Si l’Élysée manœuvre, Bayrou semble en tout cas avoir manqué son créneau. Il disait vouloir révolutionner la politique en apportant avec le MoDem une alternative au bipartisme PS – UMP, seulement depuis sa création, personne au MoDem ne semble pouvoir expliquer quelle sera cette alternative.

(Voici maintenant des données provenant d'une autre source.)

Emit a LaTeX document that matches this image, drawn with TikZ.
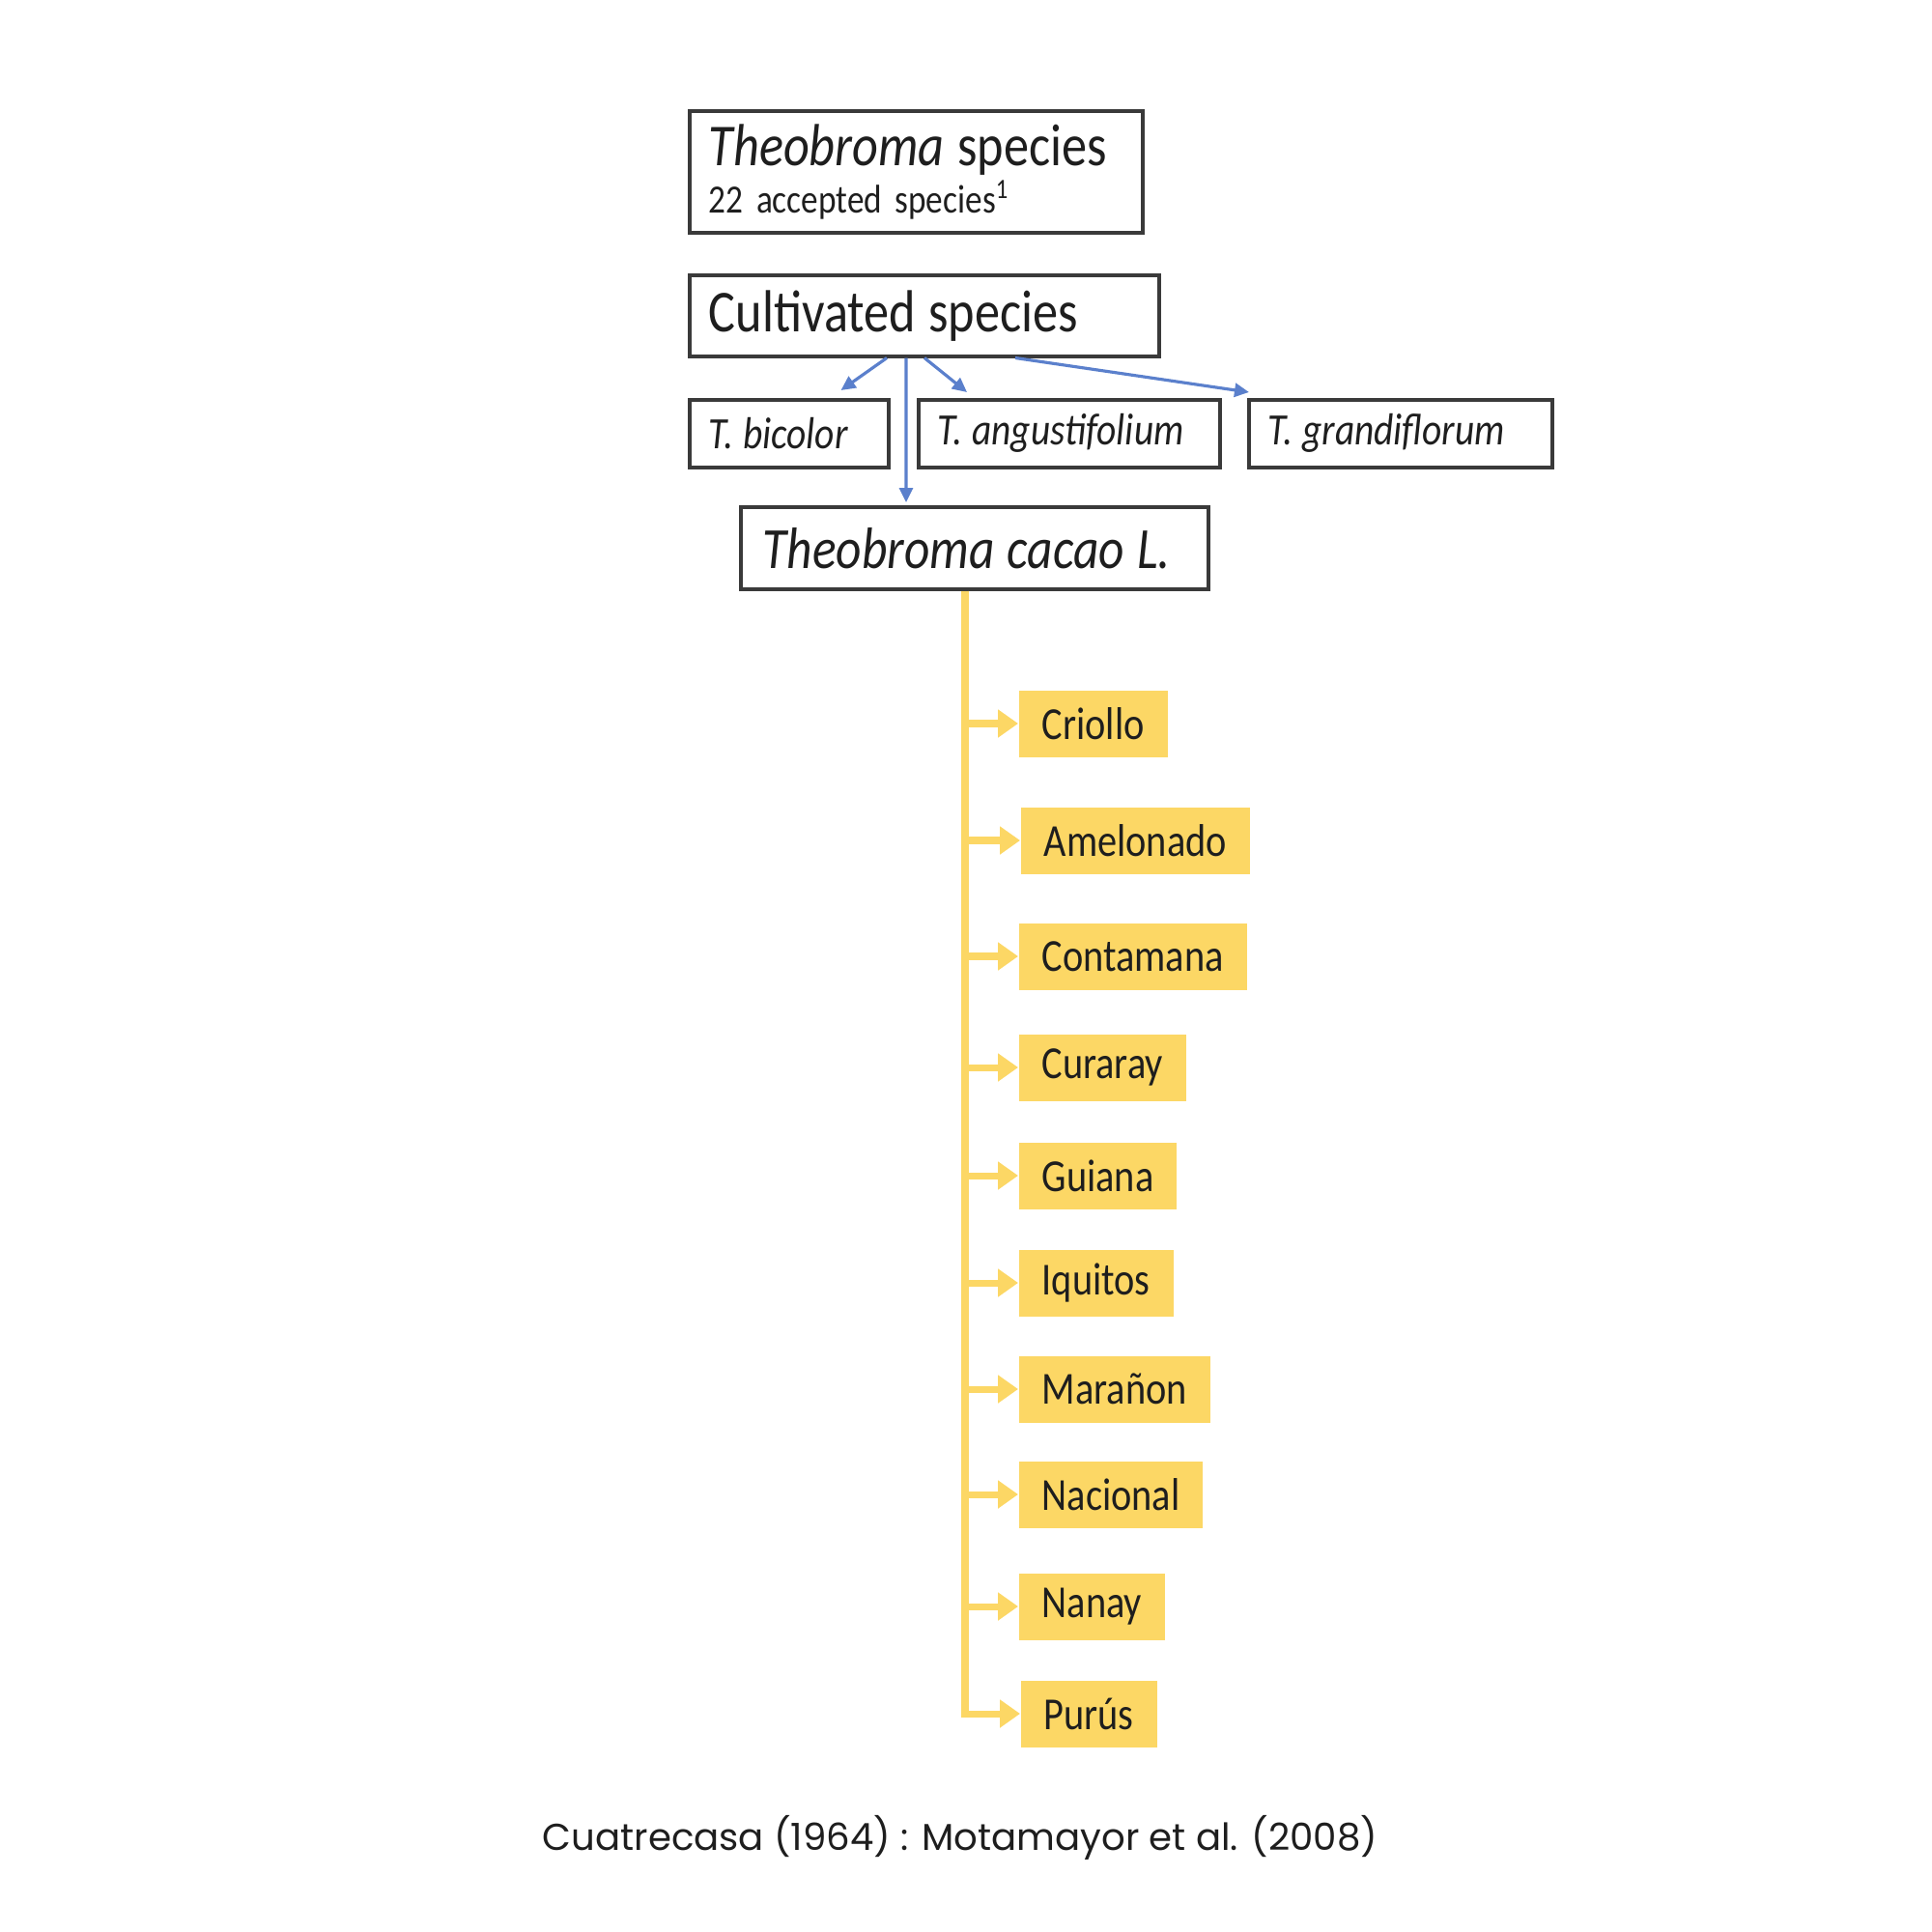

En dépit d’un bon score aux présidentielles, Bayrou n’est pas parvenu à convaincre lors des élections législatives et municipales. Et la critique, souvent formulée à l’égard du PS, qu’il ne se positionne que dans la critique de la majorité sans jamais être une force de proposition pourrait aisément être appliquée au MoDem, dont Bayrou crie l’indépendance sans qu’une ligne politique ou un programme aient pu être définis au bout de près d’un an d’existence. Avec les défections qui s’enchainent, les mouvements au centre et la défaite aux municipales qui l’a gravement affaibli, François Bayrou semble vouloir se convaincre lui même lorsqu’il affirme être sur le chemin d’une rénovation profonde de la politique française, et être la troisième force politique du pays. A relire la note interne de l’Élysée, on a le sentiment qu’il s’agit moins d’une volonté d’abattre François Bayrou que du constat de son échec. Mais les errements du MoDem ne doivent pas laisser penser que François Bayrou a dit son dernier mot. Les difficiles mois à venir n’entameront pas nécessairement sa capacité à rebondir.